**Job:** Copy exactly the lines from the one containing "Write the TikZ code for this diagram." through the one containing "[box, xshift=8.4cm, yshift=-7.17cm]", both included, and leave out any pictures.

**Source records:**
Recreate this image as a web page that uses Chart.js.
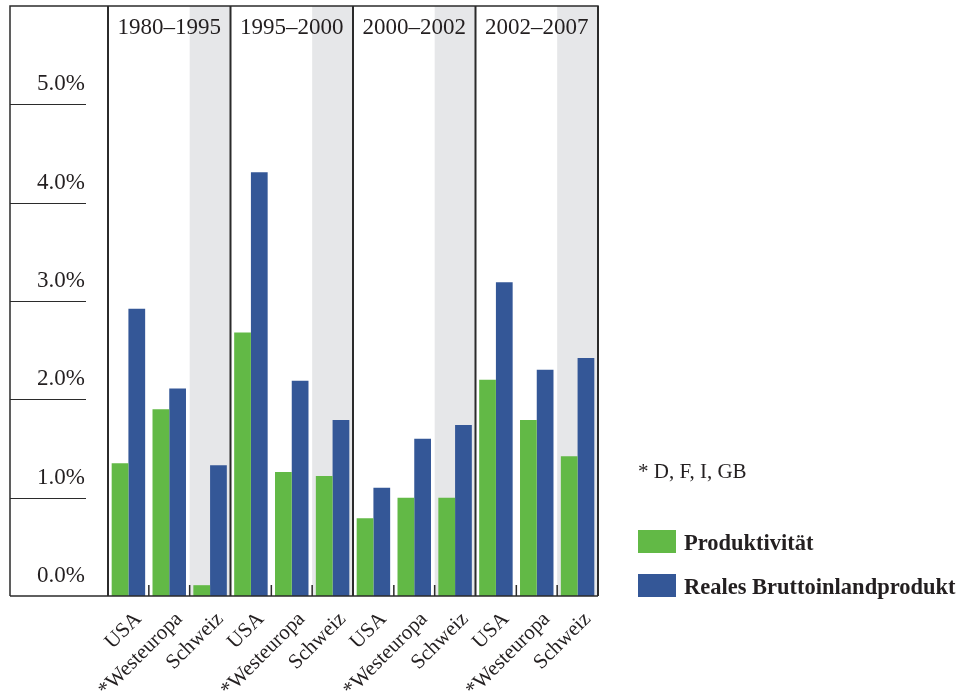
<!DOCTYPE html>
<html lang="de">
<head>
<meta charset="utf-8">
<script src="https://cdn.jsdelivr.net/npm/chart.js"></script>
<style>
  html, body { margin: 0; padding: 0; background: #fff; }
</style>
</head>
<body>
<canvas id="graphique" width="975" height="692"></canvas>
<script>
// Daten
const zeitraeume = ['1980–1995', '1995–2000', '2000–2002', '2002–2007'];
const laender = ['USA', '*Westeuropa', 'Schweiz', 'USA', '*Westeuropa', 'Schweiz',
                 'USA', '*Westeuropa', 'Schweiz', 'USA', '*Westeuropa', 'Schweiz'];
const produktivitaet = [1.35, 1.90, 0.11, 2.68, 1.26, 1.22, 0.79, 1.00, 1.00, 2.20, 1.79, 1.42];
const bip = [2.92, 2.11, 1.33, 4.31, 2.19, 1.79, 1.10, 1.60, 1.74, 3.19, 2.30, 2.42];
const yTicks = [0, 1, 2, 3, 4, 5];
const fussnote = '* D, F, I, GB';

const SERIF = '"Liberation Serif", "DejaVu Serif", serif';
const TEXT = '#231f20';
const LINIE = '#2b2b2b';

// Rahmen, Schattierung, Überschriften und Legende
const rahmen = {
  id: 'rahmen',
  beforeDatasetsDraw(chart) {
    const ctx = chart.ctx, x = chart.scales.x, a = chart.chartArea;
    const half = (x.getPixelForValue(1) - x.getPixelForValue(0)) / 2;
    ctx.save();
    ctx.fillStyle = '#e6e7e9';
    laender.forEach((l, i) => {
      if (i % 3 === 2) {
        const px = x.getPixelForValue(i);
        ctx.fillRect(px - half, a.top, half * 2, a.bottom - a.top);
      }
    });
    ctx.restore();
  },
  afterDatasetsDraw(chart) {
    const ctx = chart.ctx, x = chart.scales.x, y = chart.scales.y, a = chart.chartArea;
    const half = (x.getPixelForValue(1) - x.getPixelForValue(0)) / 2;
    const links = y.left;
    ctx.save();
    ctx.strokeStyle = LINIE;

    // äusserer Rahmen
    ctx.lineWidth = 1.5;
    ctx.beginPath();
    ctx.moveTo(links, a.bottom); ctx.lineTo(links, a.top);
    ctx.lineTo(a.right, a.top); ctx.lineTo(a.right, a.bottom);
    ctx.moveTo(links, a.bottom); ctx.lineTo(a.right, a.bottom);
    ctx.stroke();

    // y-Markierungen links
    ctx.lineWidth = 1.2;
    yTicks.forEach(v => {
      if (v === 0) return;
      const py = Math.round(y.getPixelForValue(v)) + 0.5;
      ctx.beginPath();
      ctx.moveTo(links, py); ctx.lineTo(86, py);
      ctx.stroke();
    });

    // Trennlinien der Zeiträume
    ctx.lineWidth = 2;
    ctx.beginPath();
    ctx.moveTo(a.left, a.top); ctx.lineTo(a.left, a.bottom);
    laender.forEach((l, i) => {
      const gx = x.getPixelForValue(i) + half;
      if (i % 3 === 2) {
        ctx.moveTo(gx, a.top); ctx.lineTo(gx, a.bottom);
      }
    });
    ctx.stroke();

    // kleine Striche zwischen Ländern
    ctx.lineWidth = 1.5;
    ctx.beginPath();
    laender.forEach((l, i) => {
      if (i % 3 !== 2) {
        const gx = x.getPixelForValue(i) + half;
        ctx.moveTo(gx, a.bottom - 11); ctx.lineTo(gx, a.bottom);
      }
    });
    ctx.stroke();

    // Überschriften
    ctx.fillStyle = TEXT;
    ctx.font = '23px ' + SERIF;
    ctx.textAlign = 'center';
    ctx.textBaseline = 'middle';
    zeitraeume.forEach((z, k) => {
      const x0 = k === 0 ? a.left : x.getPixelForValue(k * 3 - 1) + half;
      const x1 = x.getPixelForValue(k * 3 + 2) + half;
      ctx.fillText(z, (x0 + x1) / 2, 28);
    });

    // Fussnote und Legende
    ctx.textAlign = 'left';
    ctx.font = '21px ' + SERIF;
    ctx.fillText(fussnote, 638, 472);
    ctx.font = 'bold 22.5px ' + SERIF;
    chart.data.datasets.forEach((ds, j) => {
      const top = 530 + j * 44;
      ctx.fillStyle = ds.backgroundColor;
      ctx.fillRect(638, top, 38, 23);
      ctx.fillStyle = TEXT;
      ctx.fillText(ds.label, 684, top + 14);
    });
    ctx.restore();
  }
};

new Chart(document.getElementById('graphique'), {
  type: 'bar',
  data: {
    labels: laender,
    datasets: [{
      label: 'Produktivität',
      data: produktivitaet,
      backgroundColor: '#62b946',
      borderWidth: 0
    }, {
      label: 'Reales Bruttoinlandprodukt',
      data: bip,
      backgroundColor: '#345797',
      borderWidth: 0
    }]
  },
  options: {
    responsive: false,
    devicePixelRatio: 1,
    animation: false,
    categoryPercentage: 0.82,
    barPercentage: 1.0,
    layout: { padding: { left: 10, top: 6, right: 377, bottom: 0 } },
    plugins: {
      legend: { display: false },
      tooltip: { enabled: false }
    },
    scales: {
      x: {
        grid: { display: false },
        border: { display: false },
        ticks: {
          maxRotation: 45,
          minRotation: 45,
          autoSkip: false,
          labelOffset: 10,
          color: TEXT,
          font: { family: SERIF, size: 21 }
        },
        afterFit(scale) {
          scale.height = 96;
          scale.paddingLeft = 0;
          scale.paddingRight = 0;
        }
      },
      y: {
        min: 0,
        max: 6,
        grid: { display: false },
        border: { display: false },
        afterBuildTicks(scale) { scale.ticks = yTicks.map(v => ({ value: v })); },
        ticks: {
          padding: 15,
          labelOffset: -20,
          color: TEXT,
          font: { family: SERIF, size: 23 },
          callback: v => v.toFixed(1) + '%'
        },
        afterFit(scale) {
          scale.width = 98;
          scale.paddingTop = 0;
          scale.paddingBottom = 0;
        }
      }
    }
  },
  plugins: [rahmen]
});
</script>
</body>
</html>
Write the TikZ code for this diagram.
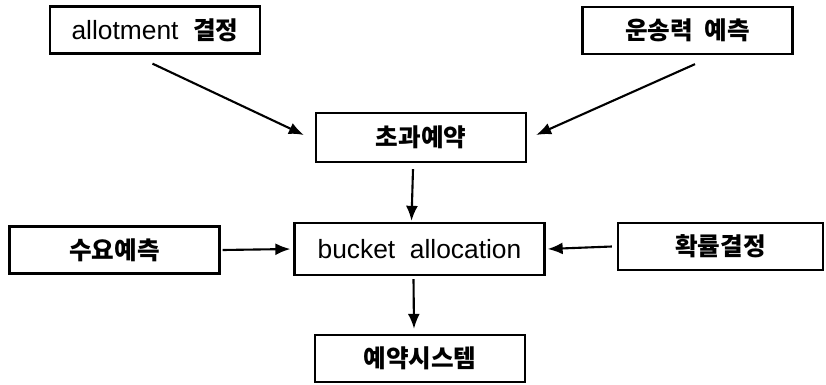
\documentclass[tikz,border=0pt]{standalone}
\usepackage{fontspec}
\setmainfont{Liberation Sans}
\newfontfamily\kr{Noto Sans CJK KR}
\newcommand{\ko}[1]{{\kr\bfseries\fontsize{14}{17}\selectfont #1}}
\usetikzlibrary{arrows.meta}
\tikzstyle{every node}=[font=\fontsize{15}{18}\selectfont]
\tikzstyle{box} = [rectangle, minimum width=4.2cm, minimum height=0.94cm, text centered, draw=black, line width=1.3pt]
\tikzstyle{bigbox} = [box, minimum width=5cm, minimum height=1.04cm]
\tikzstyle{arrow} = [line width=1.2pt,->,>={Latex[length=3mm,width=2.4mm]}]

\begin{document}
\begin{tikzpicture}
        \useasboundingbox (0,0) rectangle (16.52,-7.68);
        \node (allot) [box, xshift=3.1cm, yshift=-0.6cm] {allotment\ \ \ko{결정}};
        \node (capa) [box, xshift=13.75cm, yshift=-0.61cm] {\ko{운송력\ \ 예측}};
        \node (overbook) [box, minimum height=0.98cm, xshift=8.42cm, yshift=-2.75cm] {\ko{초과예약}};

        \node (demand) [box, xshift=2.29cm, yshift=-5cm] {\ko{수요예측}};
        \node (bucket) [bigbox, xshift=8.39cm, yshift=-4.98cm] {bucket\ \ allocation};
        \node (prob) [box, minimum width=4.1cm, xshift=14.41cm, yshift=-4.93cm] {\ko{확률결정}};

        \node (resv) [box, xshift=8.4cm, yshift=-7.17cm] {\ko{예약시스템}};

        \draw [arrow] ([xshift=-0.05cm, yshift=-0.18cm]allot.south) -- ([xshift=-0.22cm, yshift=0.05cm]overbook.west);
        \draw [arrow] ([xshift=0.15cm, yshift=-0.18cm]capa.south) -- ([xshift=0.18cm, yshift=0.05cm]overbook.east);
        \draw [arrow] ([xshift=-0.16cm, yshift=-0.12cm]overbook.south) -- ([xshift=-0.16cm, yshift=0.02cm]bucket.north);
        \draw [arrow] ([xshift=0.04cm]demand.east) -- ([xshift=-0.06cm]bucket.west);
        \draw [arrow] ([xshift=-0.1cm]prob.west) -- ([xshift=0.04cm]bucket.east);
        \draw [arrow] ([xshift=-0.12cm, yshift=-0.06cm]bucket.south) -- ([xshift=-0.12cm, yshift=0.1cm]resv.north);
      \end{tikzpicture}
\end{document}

**Finished task:**
Write the TikZ code for this diagram.
\documentclass[tikz,border=0pt]{standalone}
\usepackage{fontspec}
\setmainfont{Liberation Sans}
\newfontfamily\kr{Noto Sans CJK KR}
\newcommand{\ko}[1]{{\kr\bfseries\fontsize{14}{17}\selectfont #1}}
\usetikzlibrary{arrows.meta}
\tikzstyle{every node}=[font=\fontsize{15}{18}\selectfont]
\tikzstyle{box} = [rectangle, minimum width=4.2cm, minimum height=0.94cm, text centered, draw=black, line width=1.3pt]
\tikzstyle{bigbox} = [box, minimum width=5cm, minimum height=1.04cm]
\tikzstyle{arrow} = [line width=1.2pt,->,>={Latex[length=3mm,width=2.4mm]}]

\begin{document}
\begin{tikzpicture}
        \useasboundingbox (0,0) rectangle (16.52,-7.68);
        \node (allot) [box, xshift=3.1cm, yshift=-0.6cm] {allotment\ \ \ko{결정}};
        \node (capa) [box, xshift=13.75cm, yshift=-0.61cm] {\ko{운송력\ \ 예측}};
        \node (overbook) [box, minimum height=0.98cm, xshift=8.42cm, yshift=-2.75cm] {\ko{초과예약}};

        \node (demand) [box, xshift=2.29cm, yshift=-5cm] {\ko{수요예측}};
        \node (bucket) [bigbox, xshift=8.39cm, yshift=-4.98cm] {bucket\ \ allocation};
        \node (prob) [box, minimum width=4.1cm, xshift=14.41cm, yshift=-4.93cm] {\ko{확률결정}};

        \node (resv) [box, xshift=8.4cm, yshift=-7.17cm] {\ko{예약시스템}};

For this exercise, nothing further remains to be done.